Short exercise: Give only the number of lines in the records below that contain the word "diagram".
"""
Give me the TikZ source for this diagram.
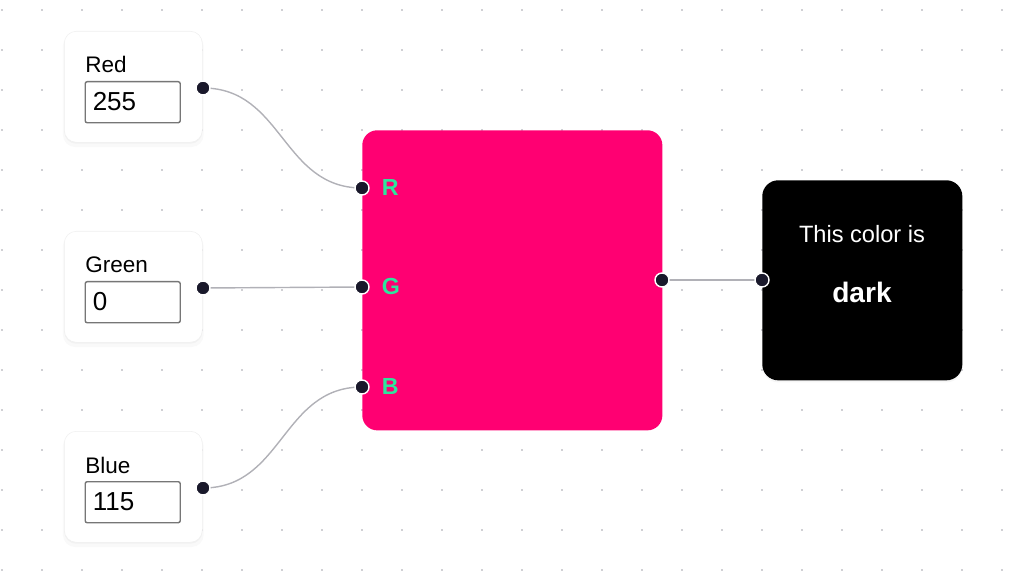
\documentclass[tikz,border=0pt]{standalone}
\usepackage{fontspec}
\setmainfont{Liberation Sans}
\usepackage{tikz}
\usetikzlibrary{positioning}
\usetikzlibrary{backgrounds}
\usetikzlibrary{shadows}
\definecolor{mixpink}{HTML}{FF0072}
\definecolor{handlecol}{HTML}{1A192B}
\definecolor{wirecol}{HTML}{B1B1B7}
\definecolor{fieldcol}{HTML}{767676}
\definecolor{gridcol}{HTML}{A0A0A8}
\definecolor{chancol}{HTML}{2EE59D}

\begin{document}
\begin{tikzpicture}[x=0.025cm, y=-0.025cm,
		inbox/.style={draw=black!6, fill=white, rounded corners=0.3cm, minimum width=3.45cm, minimum height=2.775cm, anchor=north west, inner sep=0, drop shadow={opacity=0.05, shadow xshift=0pt, shadow yshift=-2.5pt, shadow scale=1.02}, drop shadow={opacity=0.06, shadow xshift=0pt, shadow yshift=-1pt}},
		field/.style={draw=fieldcol, line width=1pt, rounded corners=0.05cm, minimum width=2.375cm, minimum height=1.025cm, anchor=north west, inner sep=0},
		lbl/.style={anchor=base west, inner sep=0, font=\fontsize{16}{19}\selectfont},
		val/.style={anchor=base west, inner sep=0, font=\fontsize{18.5}{22}\selectfont},
		handle/.style={circle, fill=handlecol, draw=white, line width=1pt, inner sep=0, minimum size=0.35cm},
		chan/.style={anchor=west, inner sep=0, text=chancol, font=\bfseries\fontsize{16.5}{19}\selectfont},
		wire/.style={draw=wirecol, line width=1pt}]
			\useasboundingbox (0,0) rectangle (1024,576); % marco
			\foreach \name/\txt/\num/\y in {red/Red/255/0, green/Green/0/200, blue/Blue/115/400} {
				\node [inbox] (\name) at (64,31+\y) {}; % caja de entrada
				\node [lbl] (\name-lbl) at (85,73+\y) {\txt};
				\node [field] (\name-field) at (84.5,81+\y) {}; % campo
				\node [val] (\name-val) at (92.5,110.7+\y) {\num};
				\node [handle] (\name-out) at (203,88+\y) {};
			}
			\node [fill=mixpink, rounded corners=0.375cm, minimum width=7.5cm, minimum height=7.5cm, anchor=north west, inner sep=0] (mix) at (362,130) {}; % caja rosa
			\node [handle] (mix-r) at (362,188) {};
			\node [handle] (mix-g) at (362,287) {};
			\node [handle] (mix-b) at (362,387) {};
			\node [handle] (mix-out) at (662,280) {};
			\node [chan, right=0.3cm of mix-r] (chan-r) {R};
			\node [chan, right=0.3cm of mix-g] (chan-g) {G};
			\node [chan, right=0.3cm of mix-b] (chan-b) {B};
			% \node [chan] at (391,388) {B};
			\node [fill=black, rounded corners=0.4cm, minimum size=5cm, anchor=north west, inner sep=0, drop shadow={opacity=0.07, shadow xshift=0pt, shadow yshift=-1.5pt}] (result) at (762,180) {}; % caja negra
			\node [handle] (result-in) at (762,280) {};
			\node [anchor=base, inner sep=0, text=white, font=\fontsize{16.8}{20}\selectfont] (result-txt) at (862,242.7) {This color is};
			\node [anchor=base, inner sep=0, text=white, font=\bfseries\fontsize{20}{24}\selectfont] (result-val) at (862,303) {dark};
			\begin{scope}[on background layer]
				\foreach \i in {0,...,25} \foreach \j in {0,...,14} \fill [gridcol] (2+40*\i,10+40*\j) circle (0.55pt); % puntos
				\draw [wire] (red-out.center) .. controls +(80,0) and +(-80,0) .. (mix-r.center);
				\draw [wire] (green-out.center) -- (mix-g.center);
				\draw [wire] (blue-out.center) .. controls +(80,0) and +(-80,0) .. (mix-b.center);
				\draw [wire] (mix-out.center) -- (result-in.center); % salida
			\end{scope}
		\end{tikzpicture}
\end{document}
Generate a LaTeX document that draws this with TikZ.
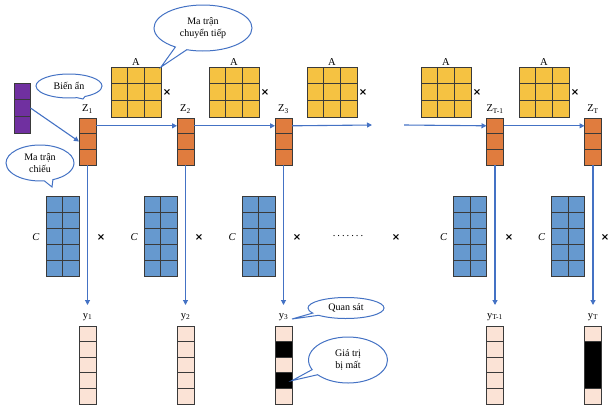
\documentclass[tikz,border=0pt]{standalone}
\usepackage{fontspec}
\setmainfont{Liberation Serif}
\newfontfamily\symfont{DejaVu Sans}
\usetikzlibrary{shapes.callouts,arrows.meta,calc}
\definecolor{zor}{HTML}{E07C3E}
\definecolor{ayel}{HTML}{F5C242}
\definecolor{cblu}{HTML}{6699CF}
\definecolor{ppur}{HTML}{7030A0}
\definecolor{ypnk}{HTML}{FBE3D6}
\definecolor{arrblue}{HTML}{4472C4}
\definecolor{edge}{HTML}{3A3A3A}
\newcommand\rowlines[3]{\foreach \i in {1,...,#2}{\draw[gridln] ($(#1.north west)!\i/#3!(#1.south west)$) -- ($(#1.north east)!\i/#3!(#1.south east)$);}}
\newcommand\collines[3]{\foreach \i in {1,...,#2}{\draw[gridln] ($(#1.north west)!\i/#3!(#1.north east)$) -- ($(#1.south west)!\i/#3!(#1.south east)$);}}
\newcommand\blackcell[3]{\fill[black] ($(#1.north west)!#2!(#1.south west)$) rectangle ($(#1.north east)!#3!(#1.south east)$);}
\begin{document}
\begin{tikzpicture}[x=1pt,y=-1pt,
 cellbox/.style={draw=edge, line width=0.9pt, inner sep=0pt, outer sep=0pt},
 gridln/.style={draw=edge, line width=0.8pt},
 arr/.style={draw=arrblue, line width=1.1pt, -{Triangle[length=5pt,width=5pt]}},
 lab/.style={font=\fontsize{10.5}{12}\selectfont, inner sep=1pt},
 mul/.style={font=\symfont\bfseries\fontsize{10}{12}\selectfont, inner sep=0pt},
 bubble/.style={ellipse callout, draw=arrblue, line width=1pt, fill=white, align=center, font=\fontsize{10}{11.5}\selectfont, inner sep=0pt}]
\useasboundingbox (0,0) rectangle (609,407);

% hidden state vectors Z
\foreach \n/\x/\t in {1/87.5/1, 2/185.5/2, 3/283.5/3, 4/495/T-1, 5/593/T}{
  \node[cellbox, fill=zor, minimum width=17pt, minimum height=47pt] (z\n) at (\x,141.5) {};
  \rowlines{z\n}{2}{3}
  \node[lab] (zl\n) at (\x,109) {Z\textsubscript{\t}};
  % projection matrices C
  \node[cellbox, fill=cblu, minimum width=33pt, minimum height=80pt] (c\n) at (\x-25,236) {};
  \rowlines{c\n}{4}{5}
  \collines{c\n}{1}{2}
  \node[lab, font=\itshape\fontsize{10.5}{12}\selectfont] (cl\n) at (\x-51.5,237) {C};
  % observation vectors y
  \node[cellbox, fill=ypnk, minimum width=17pt, minimum height=78pt] (yv\n) at (\x,365) {};
  \node[lab] (yl\n) at (\x,317) {y\textsubscript{\t}};
}
\rowlines{yv1}{4}{5}
\rowlines{yv2}{4}{5}
\rowlines{yv4}{4}{5}
\blackcell{yv3}{0.2}{0.4}
\blackcell{yv3}{0.6}{0.8}
\rowlines{yv3}{4}{5}
\blackcell{yv5}{0.2}{0.8}
\draw[gridln] ($(yv5.north west)!0.2!(yv5.south west)$) -- ($(yv5.north east)!0.2!(yv5.south east)$);
\draw[gridln] ($(yv5.north west)!0.8!(yv5.south west)$) -- ($(yv5.north east)!0.8!(yv5.south east)$);
\foreach \n in {1,...,5}{\node[cellbox, minimum width=17pt, minimum height=78pt] at (yv\n) {};}

% transition matrices A
\foreach \n/\x in {1/136, 2/234, 3/332, 4/446, 5/544}{
  \node[cellbox, fill=ayel, minimum width=50pt, minimum height=50pt] (a\n) at (\x,92) {};
  \rowlines{a\n}{2}{3}
  \collines{a\n}{2}{3}
  \node[lab, anchor=south] (al\n) at (a\n.north) {A};
  \node[mul] (am\n) at (\x+31,92) {×};
}

% multiplication signs for C
\foreach \n/\x in {1/101, 2/199, 3/297, 4/396, 5/509, 6/605}{
  \node[mul] (cm\n) at (\x,237) {×};
}
\node[lab] (dots) at (348,236) {.\kern2pt.\kern2pt.\kern2pt.\kern2pt.\kern2pt.\kern2pt.};

% purple input vector
\node[cellbox, fill=ppur, minimum width=16pt, minimum height=50pt] (p) at (22.5,108) {};
\rowlines{p}{2}{3}

% arrows
\coordinate (gapL) at (372,125);
\coordinate (gapR) at (404,125);
\draw[arr] (p.east) -- (z1.west);
\draw[arr] ([yshift=-7.8pt]z1.north east) -- ([yshift=-7.8pt]z2.north west);
\draw[arr] ([yshift=-7.8pt]z2.north east) -- ([yshift=-7.8pt]z3.north west);
\draw[arr] ([yshift=-7.8pt]z3.north east) -- (gapL);
\draw[arr] (gapR) -- ([yshift=-7.8pt]z4.north west);
\draw[arr] ([yshift=-7.8pt]z4.north east) -- ([yshift=-7.8pt]z5.north west);
\foreach \n in {1,...,5}{
  \draw[arr, shorten >=21pt] (z\n.south) -- (yv\n.north);
}

% callouts
\coordinate (t2) at (83,99);
\coordinate (t3) at (52,187);
\coordinate (t4) at (292,319);
\coordinate (t5) at ($(yv3.north east)!0.7!(yv3.south east)$);
\node[bubble, minimum width=98pt, minimum height=46pt, callout absolute pointer={(a1.north east)}] (b1) at (203,28) {Ma trận\\chuyển tiếp};
\node[bubble, minimum width=66pt, minimum height=24pt, callout absolute pointer={(t2)}] (b2) at (69,86) {Biến ẩn};
\node[bubble, minimum width=68pt, minimum height=36pt, callout absolute pointer={(t3)}] (b3) at (40,163) {Ma trận\\chiếu};
\node[bubble, minimum width=76pt, minimum height=21pt, callout absolute pointer={(t4)}] (b4) at (346,308) {Quan sát};
\node[bubble, minimum width=79pt, minimum height=46pt, callout absolute pointer={(t5)}] (b5) at (348,360) {Giá trị\\bị mất};
\end{tikzpicture}
\end{document}
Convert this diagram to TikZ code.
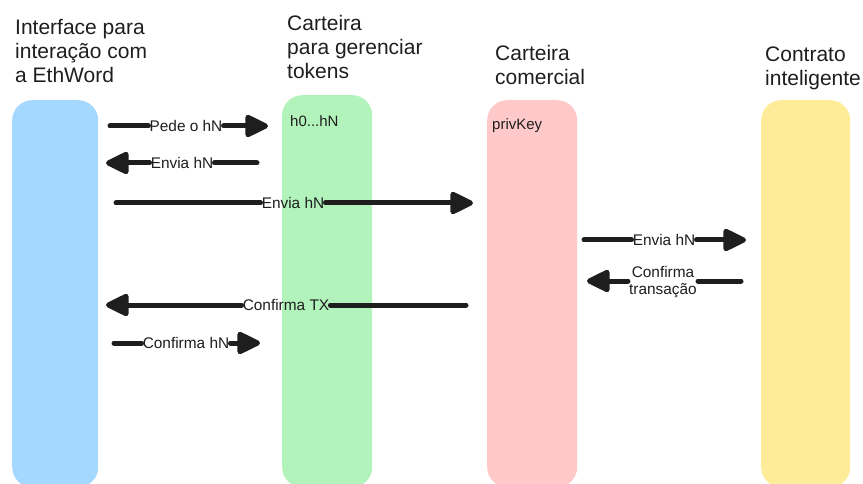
"""
Problem solution: 2